Required work >> Please retype the data in full and exactly; the pictures are not part of the copy.

— Start —

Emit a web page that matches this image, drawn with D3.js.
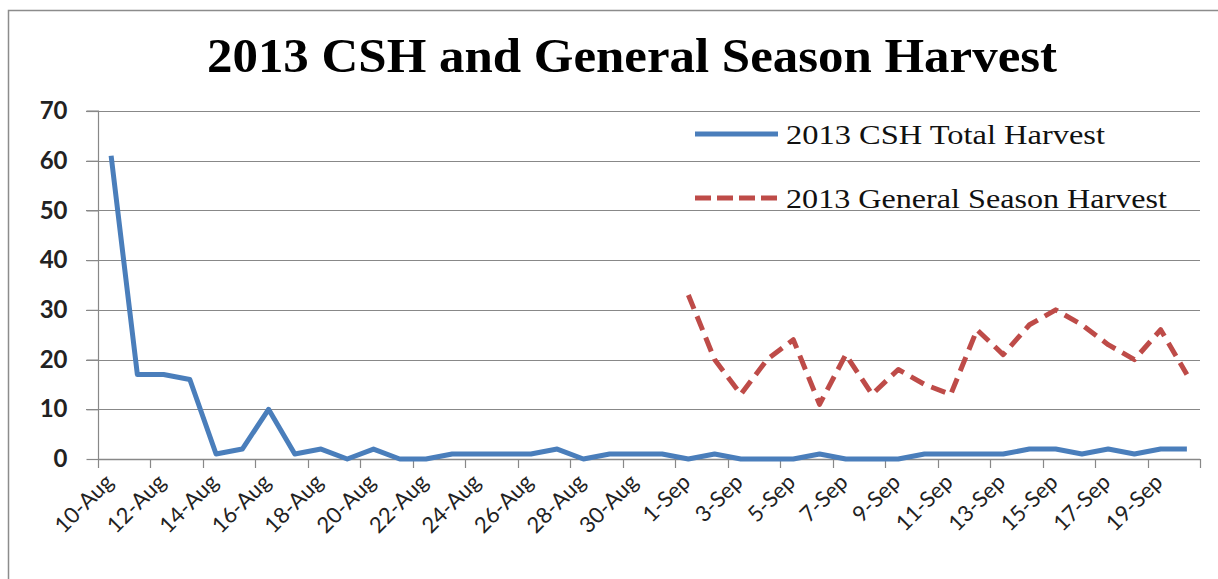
<!DOCTYPE html>
<html><head><meta charset="utf-8">
<script src="https://cdn.jsdelivr.net/npm/d3@7"></script>
<style>html,body{margin:0;padding:0;background:#fff;overflow:hidden}</style>
</head><body>
<svg id="c" width="1218" height="579"></svg>
<script>
const dates = ["10-Aug","11-Aug","12-Aug","13-Aug","14-Aug","15-Aug","16-Aug","17-Aug","18-Aug","19-Aug","20-Aug","21-Aug","22-Aug","23-Aug","24-Aug","25-Aug","26-Aug","27-Aug","28-Aug","29-Aug","30-Aug","31-Aug","1-Sep","2-Sep","3-Sep","4-Sep","5-Sep","6-Sep","7-Sep","8-Sep","9-Sep","10-Sep","11-Sep","12-Sep","13-Sep","14-Sep","15-Sep","16-Sep","17-Sep","18-Sep","19-Sep","20-Sep"];
const cshHarvest = [61,17,17,16,1,2,10,1,2,0,2,0,0,1,1,1,1,2,0,1,1,1,0,1,0,0,0,1,0,0,0,1,1,1,1,2,2,1,2,1,2,2];
const generalHarvest = [null,null,null,null,null,null,null,null,null,null,null,null,null,null,null,null,null,null,null,null,null,null,33,20,13,20,24,11,21,13,18,15,13,26,21,27,30,27,23,20,26,17];
const yTicks = [0,10,20,30,40,50,60,70];
const seriesNames = ["2013 CSH Total Harvest","2013 General Season Harvest"];
const titleText = "2013 CSH and General Season Harvest";

const svg = d3.select("#c");
const L = 98, R = 1200, T = 111, B = 459;
const blue = "#4A7EBB", red = "#BE4B48", grid = "#888888";

// frame
svg.append("rect").attr("x",8.5).attr("y",10.5).attr("width",1230).attr("height",600)
  .attr("fill","none").attr("stroke","#8c8c8c").attr("stroke-width",1.5);

const x = d3.scaleBand().domain(dates).range([L,R]).padding(0);
const y = d3.scaleLinear().domain([0,70]).range([B,T]);
const cx = d => x(d) + x.bandwidth()/2;

// gridlines
svg.append("g").selectAll("line").data(yTicks.filter(v=>v>0)).join("line")
  .attr("x1",L-12).attr("x2",R).attr("y1",d=>Math.round(y(d))+0.5).attr("y2",d=>Math.round(y(d))+0.5)
  .attr("stroke",grid).attr("stroke-width",1.2);

// y axis
const yAx = svg.append("g").attr("transform",`translate(${L+0.5},0)`)
  .call(d3.axisLeft(y).tickValues(yTicks).tickSize(12).tickPadding(19).tickFormat(d3.format("d")));
yAx.select(".domain").attr("stroke",grid).attr("stroke-width",1.2).attr("d",`M-12,${T}H0V${B}`);
yAx.selectAll(".tick line").attr("stroke",grid).attr("stroke-width",1.2);
yAx.selectAll("text").attr("font-family","Lato, 'DejaVu Sans', sans-serif").attr("font-weight","bold")
  .attr("font-size",24).attr("fill","#222");

// x axis
const tickPos = d3.range(0, dates.length+1, 2).map(i => L + i*x.bandwidth());
svg.append("line").attr("x1",L).attr("x2",R).attr("y1",B+0.5).attr("y2",B+0.5).attr("stroke",grid).attr("stroke-width",1.5);
svg.append("g").selectAll("line").data(tickPos).join("line")
  .attr("x1",d=>Math.round(d)+0.5).attr("x2",d=>Math.round(d)+0.5).attr("y1",B).attr("y2",B+9)
  .attr("stroke",grid).attr("stroke-width",1.2);
svg.append("g").selectAll("text").data(dates.filter((d,i)=>i%2===0)).join("text")
  .attr("transform",d=>`translate(${cx(d)-2},${B+19}) rotate(-45)`)
  .attr("text-anchor","end").attr("dy","0.35em")
  .attr("font-family","Lato, 'DejaVu Sans', sans-serif").attr("font-size",22).attr("fill","#222")
  .text(d=>d);

// lines
const line = d3.line().defined(d=>d[1]!==null).x(d=>cx(d[0])).y(d=>y(d[1]));
svg.append("path").datum(dates.map((d,i)=>[d,cshHarvest[i]])).attr("d",line)
  .attr("fill","none").attr("stroke",blue).attr("stroke-width",5).attr("stroke-linejoin","round");
svg.append("path").datum(dates.map((d,i)=>[d,generalHarvest[i]])).attr("d",line)
  .attr("fill","none").attr("stroke",red).attr("stroke-width",5).attr("stroke-dasharray","15,8").attr("stroke-linejoin","round");

// title
svg.append("text").attr("x",207).attr("y",72).attr("font-family","'Liberation Serif', 'Times New Roman', serif")
  .attr("font-weight","bold").attr("font-size",48).attr("textLength",850).attr("lengthAdjust","spacingAndGlyphs")
  .attr("fill","#000").text(titleText);

// legend
const leg = [{name:seriesNames[0],color:blue,dash:null,y:134,w:319},{name:seriesNames[1],color:red,dash:"16,6",y:198,w:381}];
const lg = svg.append("g").selectAll("g").data(leg).join("g");
lg.append("line").attr("x1",695).attr("x2",778).attr("y1",d=>d.y).attr("y2",d=>d.y)
  .attr("stroke",d=>d.color).attr("stroke-width",5).attr("stroke-dasharray",d=>d.dash);
lg.append("text").attr("x",786).attr("y",d=>d.y+10).attr("font-family","'Liberation Serif', 'Times New Roman', serif")
  .attr("font-size",28).attr("fill","#111").attr("textLength",d=>d.w).attr("lengthAdjust","spacingAndGlyphs")
  .text(d=>d.name);
</script>
</body></html>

— End —

Correct answer >>
Emit a web page that matches this image, drawn with D3.js.
<!DOCTYPE html>
<html><head><meta charset="utf-8">
<script src="https://cdn.jsdelivr.net/npm/d3@7"></script>
<style>html,body{margin:0;padding:0;background:#fff;overflow:hidden}</style>
</head><body>
<svg id="c" width="1218" height="579"></svg>
<script>
const dates = ["10-Aug","11-Aug","12-Aug","13-Aug","14-Aug","15-Aug","16-Aug","17-Aug","18-Aug","19-Aug","20-Aug","21-Aug","22-Aug","23-Aug","24-Aug","25-Aug","26-Aug","27-Aug","28-Aug","29-Aug","30-Aug","31-Aug","1-Sep","2-Sep","3-Sep","4-Sep","5-Sep","6-Sep","7-Sep","8-Sep","9-Sep","10-Sep","11-Sep","12-Sep","13-Sep","14-Sep","15-Sep","16-Sep","17-Sep","18-Sep","19-Sep","20-Sep"];
const cshHarvest = [61,17,17,16,1,2,10,1,2,0,2,0,0,1,1,1,1,2,0,1,1,1,0,1,0,0,0,1,0,0,0,1,1,1,1,2,2,1,2,1,2,2];
const generalHarvest = [null,null,null,null,null,null,null,null,null,null,null,null,null,null,null,null,null,null,null,null,null,null,33,20,13,20,24,11,21,13,18,15,13,26,21,27,30,27,23,20,26,17];
const yTicks = [0,10,20,30,40,50,60,70];
const seriesNames = ["2013 CSH Total Harvest","2013 General Season Harvest"];
const titleText = "2013 CSH and General Season Harvest";

const svg = d3.select("#c");
const L = 98, R = 1200, T = 111, B = 459;
const blue = "#4A7EBB", red = "#BE4B48", grid = "#888888";

// frame
svg.append("rect").attr("x",8.5).attr("y",10.5).attr("width",1230).attr("height",600)
  .attr("fill","none").attr("stroke","#8c8c8c").attr("stroke-width",1.5);

const x = d3.scaleBand().domain(dates).range([L,R]).padding(0);
const y = d3.scaleLinear().domain([0,70]).range([B,T]);
const cx = d => x(d) + x.bandwidth()/2;

// gridlines
svg.append("g").selectAll("line").data(yTicks.filter(v=>v>0)).join("line")
  .attr("x1",L-12).attr("x2",R).attr("y1",d=>Math.round(y(d))+0.5).attr("y2",d=>Math.round(y(d))+0.5)
  .attr("stroke",grid).attr("stroke-width",1.2);

// y axis
const yAx = svg.append("g").attr("transform",`translate(${L+0.5},0)`)
  .call(d3.axisLeft(y).tickValues(yTicks).tickSize(12).tickPadding(19).tickFormat(d3.format("d")));
yAx.select(".domain").attr("stroke",grid).attr("stroke-width",1.2).attr("d",`M-12,${T}H0V${B}`);
yAx.selectAll(".tick line").attr("stroke",grid).attr("stroke-width",1.2);
yAx.selectAll("text").attr("font-family","Lato, 'DejaVu Sans', sans-serif").attr("font-weight","bold")
  .attr("font-size",24).attr("fill","#222");

// x axis
const tickPos = d3.range(0, dates.length+1, 2).map(i => L + i*x.bandwidth());
svg.append("line").attr("x1",L).attr("x2",R).attr("y1",B+0.5).attr("y2",B+0.5).attr("stroke",grid).attr("stroke-width",1.5);
svg.append("g").selectAll("line").data(tickPos).join("line")
  .attr("x1",d=>Math.round(d)+0.5).attr("x2",d=>Math.round(d)+0.5).attr("y1",B).attr("y2",B+9)
  .attr("stroke",grid).attr("stroke-width",1.2);
svg.append("g").selectAll("text").data(dates.filter((d,i)=>i%2===0)).join("text")
  .attr("transform",d=>`translate(${cx(d)-2},${B+19}) rotate(-45)`)
  .attr("text-anchor","end").attr("dy","0.35em")
  .attr("font-family","Lato, 'DejaVu Sans', sans-serif").attr("font-size",22).attr("fill","#222")
  .text(d=>d);

// lines
const line = d3.line().defined(d=>d[1]!==null).x(d=>cx(d[0])).y(d=>y(d[1]));
svg.append("path").datum(dates.map((d,i)=>[d,cshHarvest[i]])).attr("d",line)
  .attr("fill","none").attr("stroke",blue).attr("stroke-width",5).attr("stroke-linejoin","round");
svg.append("path").datum(dates.map((d,i)=>[d,generalHarvest[i]])).attr("d",line)
  .attr("fill","none").attr("stroke",red).attr("stroke-width",5).attr("stroke-dasharray","15,8").attr("stroke-linejoin","round");

// title
svg.append("text").attr("x",207).attr("y",72).attr("font-family","'Liberation Serif', 'Times New Roman', serif")
  .attr("font-weight","bold").attr("font-size",48).attr("textLength",850).attr("lengthAdjust","spacingAndGlyphs")
  .attr("fill","#000").text(titleText);

// legend
const leg = [{name:seriesNames[0],color:blue,dash:null,y:134,w:319},{name:seriesNames[1],color:red,dash:"16,6",y:198,w:381}];
const lg = svg.append("g").selectAll("g").data(leg).join("g");
lg.append("line").attr("x1",695).attr("x2",778).attr("y1",d=>d.y).attr("y2",d=>d.y)
  .attr("stroke",d=>d.color).attr("stroke-width",5).attr("stroke-dasharray",d=>d.dash);
lg.append("text").attr("x",786).attr("y",d=>d.y+10).attr("font-family","'Liberation Serif', 'Times New Roman', serif")
  .attr("font-size",28).attr("fill","#111").attr("textLength",d=>d.w).attr("lengthAdjust","spacingAndGlyphs")
  .text(d=>d.name);
</script>
</body></html>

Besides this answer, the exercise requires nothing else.